MIT’s Fuel Cell Technology Harvests Energy from Glucose

May 23, 2022 by Arjun Nijhawan

Researchers have developed a fuel cell that can convert glucose into electricity. The goal: powering medical implants from within.

Battery technology has advanced significantly since the first medical implants were introduced in the 1950s. The first cardiac pacemakers, for example, used nickel-cadmium and zinc-mercury batteries and only lasted a few years before they needed replacement. Modern pacemaker batteries, which use lithium iodide technology, offer a significant improvement with a lifespan of seven to eight years.


Timeline of how implant technology has developed

Timeline of how implant technology has developed alongside implantable power source development. Image used courtesy of Advanced Materials

But what if implants like pacemakers could derive power from the energy sources already present in the human body? Researchers at MIT and the Technical University of Munich have invented a glucose fuel cell that could make this a reality. 


Glucose as a Source of Electrical Energy 

Glucose is one of the most abundant energy sources found in nature. Leveraging the abundance of glucose in the human body, researchers at MIT and the Technical University of Munich (TUM) have invented an “ultrathin” glucose fuel cell that reacts with glucose in the human body to produce electricity. The device is 400-nm thick and can withstand temperatures up to 600°C, according to the researchers.

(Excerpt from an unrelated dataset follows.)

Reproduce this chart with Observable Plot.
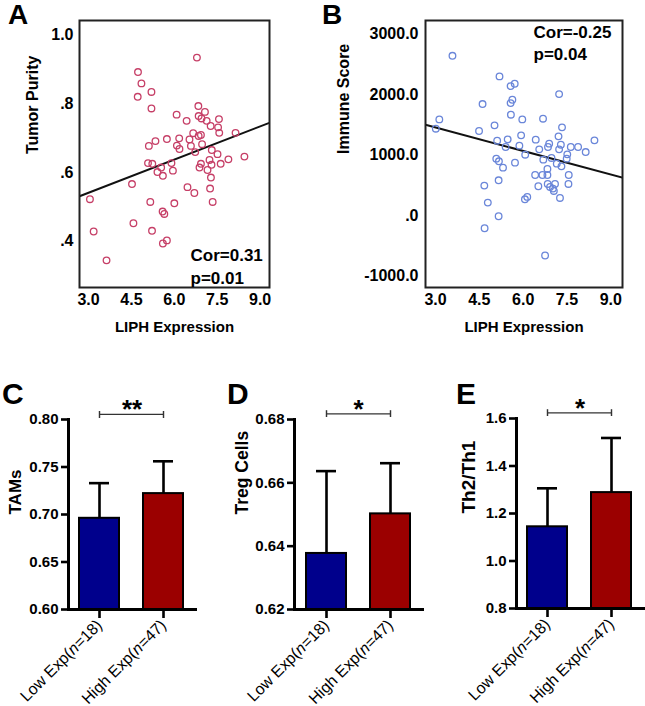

Ultrathin glucose fuel cell

Ultrathin glucose fuel cell. Image courtesy of MIT 


While glucose fuel cells are not a new technology, the key innovation in this new ultrathin glucose fuel cell is its power density.


High Power Density, Small Scale

With a power density of 43 microwatts per square centimeter, the cell proposed by MIT and TUM is said to have the highest power density of any existing glucose fuel cell design and can successfully power implantable devices.

The fuel cell has an anode, middle electrolyte, and cathode to convert glucose to electrical energy. First, the anode reacts with glucose present in bodily fluids to form gluconic acid. This releases protons and electrons, which are separated by the electrolyte. The electrons can then flow to the cathode and provide power to an external device. 


Diagram of a glucose fuel cell

Diagram of a glucose fuel cell. Image courtesy of Originalwana

The main challenge researchers encountered when developing this new fuel cell was finding a material that could scale down to an ultrathin dimension while still remaining durable. In other glucose fuel cells, the middle electrolyte part of the fuel cell is typically made of polymers. Polymers are carbon-based, lightweight materials that have a relatively low melting point.

Ceramics, on the other hand, are inorganic, non-metallic materials that are durable and have high melting points. In order to achieve the small scale and high temperature tolerance of the glucose fuel cell, the researchers used a ceramic material for the middle electrolyte instead of a polymer. 


Benefits for Patients with Medical Implants

Due to the high power density and small scale of the glucose fuel cell, researchers believe this cell could provide significant benefits for patients with implants such as pacemakers. Were this technology to be commercialized, patients and providers would no longer need to be concerned with battery life, MIT and TUM researchers say. Additionally, the glucose fuel cell may increase the ease of implantation because of its small form factor and weight.